*** DATA ROWS ***
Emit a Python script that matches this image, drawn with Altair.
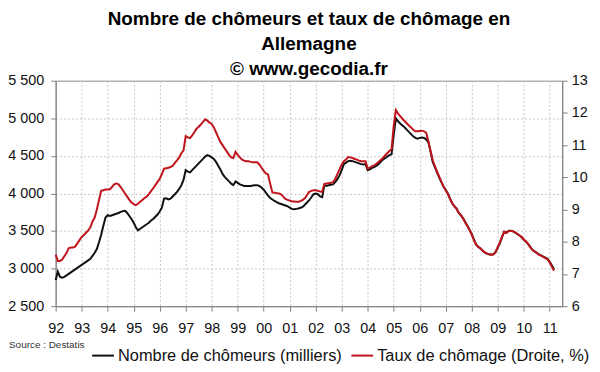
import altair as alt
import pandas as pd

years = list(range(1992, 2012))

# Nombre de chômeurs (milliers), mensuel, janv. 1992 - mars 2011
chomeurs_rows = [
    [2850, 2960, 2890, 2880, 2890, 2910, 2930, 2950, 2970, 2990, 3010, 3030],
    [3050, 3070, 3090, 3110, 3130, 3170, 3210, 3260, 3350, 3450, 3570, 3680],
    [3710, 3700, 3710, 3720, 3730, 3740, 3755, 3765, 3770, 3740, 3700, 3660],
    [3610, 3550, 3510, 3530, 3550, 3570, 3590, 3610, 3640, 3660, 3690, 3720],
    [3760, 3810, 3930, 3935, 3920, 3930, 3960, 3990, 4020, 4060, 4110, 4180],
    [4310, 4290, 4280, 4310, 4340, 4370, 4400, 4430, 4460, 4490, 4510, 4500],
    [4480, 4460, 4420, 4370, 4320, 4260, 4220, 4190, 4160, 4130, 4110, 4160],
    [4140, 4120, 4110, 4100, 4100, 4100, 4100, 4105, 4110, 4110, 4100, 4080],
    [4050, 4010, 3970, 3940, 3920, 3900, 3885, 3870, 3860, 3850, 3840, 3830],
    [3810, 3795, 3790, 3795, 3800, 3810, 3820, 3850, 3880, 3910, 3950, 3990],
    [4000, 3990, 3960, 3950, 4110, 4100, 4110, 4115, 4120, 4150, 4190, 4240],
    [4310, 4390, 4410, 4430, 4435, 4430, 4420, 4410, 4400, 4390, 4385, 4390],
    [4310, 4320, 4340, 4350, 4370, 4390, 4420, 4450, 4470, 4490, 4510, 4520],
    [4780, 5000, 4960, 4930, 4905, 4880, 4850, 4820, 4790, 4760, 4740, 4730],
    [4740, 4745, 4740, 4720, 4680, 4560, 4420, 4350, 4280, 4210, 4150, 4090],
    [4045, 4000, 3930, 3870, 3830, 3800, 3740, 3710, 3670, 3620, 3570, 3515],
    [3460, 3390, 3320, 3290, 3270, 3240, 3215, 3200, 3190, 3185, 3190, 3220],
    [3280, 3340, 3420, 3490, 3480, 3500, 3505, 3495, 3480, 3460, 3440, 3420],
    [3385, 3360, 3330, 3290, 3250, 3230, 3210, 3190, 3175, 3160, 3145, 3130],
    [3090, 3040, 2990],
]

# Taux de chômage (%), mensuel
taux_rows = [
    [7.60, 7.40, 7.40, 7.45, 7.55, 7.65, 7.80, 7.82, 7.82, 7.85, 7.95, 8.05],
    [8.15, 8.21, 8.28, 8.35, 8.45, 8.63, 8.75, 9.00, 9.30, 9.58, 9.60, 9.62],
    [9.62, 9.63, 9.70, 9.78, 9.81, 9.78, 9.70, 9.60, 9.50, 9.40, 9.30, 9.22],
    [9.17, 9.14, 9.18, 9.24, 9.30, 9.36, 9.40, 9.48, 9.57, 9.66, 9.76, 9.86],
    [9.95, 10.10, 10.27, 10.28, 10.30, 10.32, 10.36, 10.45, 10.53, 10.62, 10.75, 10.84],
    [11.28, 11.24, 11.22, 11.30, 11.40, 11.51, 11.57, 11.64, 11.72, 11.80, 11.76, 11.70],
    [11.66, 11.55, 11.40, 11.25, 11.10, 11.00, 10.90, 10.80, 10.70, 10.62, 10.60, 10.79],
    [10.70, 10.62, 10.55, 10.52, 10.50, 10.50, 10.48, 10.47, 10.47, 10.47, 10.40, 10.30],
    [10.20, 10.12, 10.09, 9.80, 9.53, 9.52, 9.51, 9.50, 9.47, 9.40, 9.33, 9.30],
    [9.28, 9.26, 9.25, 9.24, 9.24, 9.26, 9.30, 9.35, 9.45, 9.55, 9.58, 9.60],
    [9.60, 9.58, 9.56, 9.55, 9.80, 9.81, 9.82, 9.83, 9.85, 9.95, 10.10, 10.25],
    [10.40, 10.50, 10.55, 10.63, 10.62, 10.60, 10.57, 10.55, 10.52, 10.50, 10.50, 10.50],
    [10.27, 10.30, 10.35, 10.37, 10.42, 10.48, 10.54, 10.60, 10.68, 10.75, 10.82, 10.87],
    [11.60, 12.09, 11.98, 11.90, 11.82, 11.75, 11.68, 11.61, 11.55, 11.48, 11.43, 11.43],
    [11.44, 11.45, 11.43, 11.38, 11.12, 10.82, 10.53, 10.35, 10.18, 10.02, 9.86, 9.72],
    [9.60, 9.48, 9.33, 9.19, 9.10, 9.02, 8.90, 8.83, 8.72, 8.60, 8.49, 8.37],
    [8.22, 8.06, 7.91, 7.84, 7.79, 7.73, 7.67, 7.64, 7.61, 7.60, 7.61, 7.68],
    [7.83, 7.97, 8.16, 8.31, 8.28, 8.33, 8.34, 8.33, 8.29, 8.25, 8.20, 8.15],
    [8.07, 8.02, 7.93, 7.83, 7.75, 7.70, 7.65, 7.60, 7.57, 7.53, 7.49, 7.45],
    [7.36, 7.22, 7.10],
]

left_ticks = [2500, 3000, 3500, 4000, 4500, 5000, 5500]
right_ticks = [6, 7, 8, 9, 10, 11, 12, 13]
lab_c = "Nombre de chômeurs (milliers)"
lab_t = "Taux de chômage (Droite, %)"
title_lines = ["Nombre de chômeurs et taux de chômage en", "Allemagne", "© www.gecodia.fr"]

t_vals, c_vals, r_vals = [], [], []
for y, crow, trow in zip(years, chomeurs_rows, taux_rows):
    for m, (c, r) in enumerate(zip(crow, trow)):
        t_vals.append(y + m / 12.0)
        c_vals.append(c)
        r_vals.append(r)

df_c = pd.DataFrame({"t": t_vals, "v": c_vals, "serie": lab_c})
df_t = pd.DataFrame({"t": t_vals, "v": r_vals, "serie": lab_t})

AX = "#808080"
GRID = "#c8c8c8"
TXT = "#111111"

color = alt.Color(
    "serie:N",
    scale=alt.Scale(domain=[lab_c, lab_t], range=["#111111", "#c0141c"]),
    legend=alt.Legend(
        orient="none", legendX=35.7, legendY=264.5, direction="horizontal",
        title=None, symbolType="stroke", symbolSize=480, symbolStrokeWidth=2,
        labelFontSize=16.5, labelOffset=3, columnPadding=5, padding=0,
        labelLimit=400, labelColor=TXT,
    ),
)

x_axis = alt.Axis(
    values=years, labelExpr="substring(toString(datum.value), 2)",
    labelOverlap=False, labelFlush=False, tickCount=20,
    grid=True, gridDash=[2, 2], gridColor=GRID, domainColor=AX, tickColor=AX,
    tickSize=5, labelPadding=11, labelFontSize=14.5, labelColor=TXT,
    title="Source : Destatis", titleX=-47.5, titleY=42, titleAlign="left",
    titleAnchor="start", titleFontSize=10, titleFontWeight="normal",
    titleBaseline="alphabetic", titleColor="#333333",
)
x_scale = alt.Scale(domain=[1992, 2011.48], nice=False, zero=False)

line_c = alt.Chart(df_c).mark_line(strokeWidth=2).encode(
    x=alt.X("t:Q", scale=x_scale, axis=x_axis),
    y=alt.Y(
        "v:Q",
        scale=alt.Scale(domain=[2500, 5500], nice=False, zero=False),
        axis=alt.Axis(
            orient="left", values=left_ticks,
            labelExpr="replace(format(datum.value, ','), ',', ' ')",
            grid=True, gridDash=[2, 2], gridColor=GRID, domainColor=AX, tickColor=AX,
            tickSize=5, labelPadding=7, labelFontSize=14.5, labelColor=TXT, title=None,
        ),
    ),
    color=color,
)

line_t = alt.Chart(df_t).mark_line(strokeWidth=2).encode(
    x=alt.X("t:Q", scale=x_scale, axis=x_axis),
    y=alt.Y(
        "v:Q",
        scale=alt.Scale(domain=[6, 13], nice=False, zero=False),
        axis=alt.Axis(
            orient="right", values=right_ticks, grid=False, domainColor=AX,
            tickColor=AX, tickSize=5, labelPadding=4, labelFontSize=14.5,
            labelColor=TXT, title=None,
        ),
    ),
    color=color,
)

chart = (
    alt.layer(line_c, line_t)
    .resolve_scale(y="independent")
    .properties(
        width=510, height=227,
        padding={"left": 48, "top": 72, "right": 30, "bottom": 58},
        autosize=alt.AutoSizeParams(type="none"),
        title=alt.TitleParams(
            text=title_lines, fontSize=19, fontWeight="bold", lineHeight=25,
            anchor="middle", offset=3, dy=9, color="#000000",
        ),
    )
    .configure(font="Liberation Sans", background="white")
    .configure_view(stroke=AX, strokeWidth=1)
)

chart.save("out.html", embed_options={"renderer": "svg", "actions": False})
***
*** DATA ROWS ***
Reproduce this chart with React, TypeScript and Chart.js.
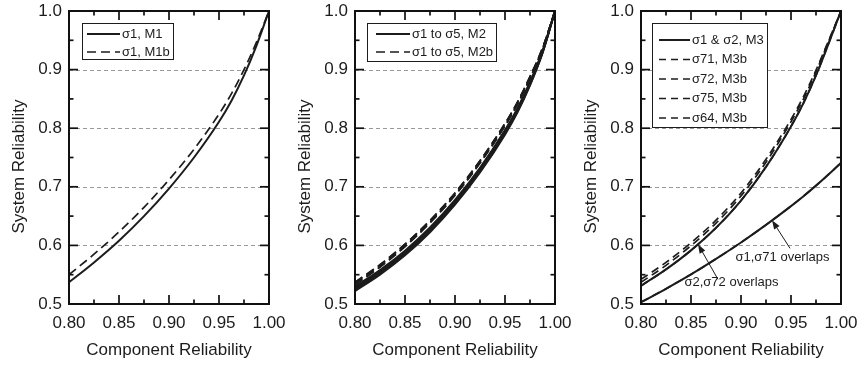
***
- [TO DO] Above are the records. Copy every line in them holding "with".

- [RESULT FOR THIS EXERCISE]
Emit a Python script that matches this image, drawn with Altair.
Reproduce this chart with React, TypeScript and Chart.js.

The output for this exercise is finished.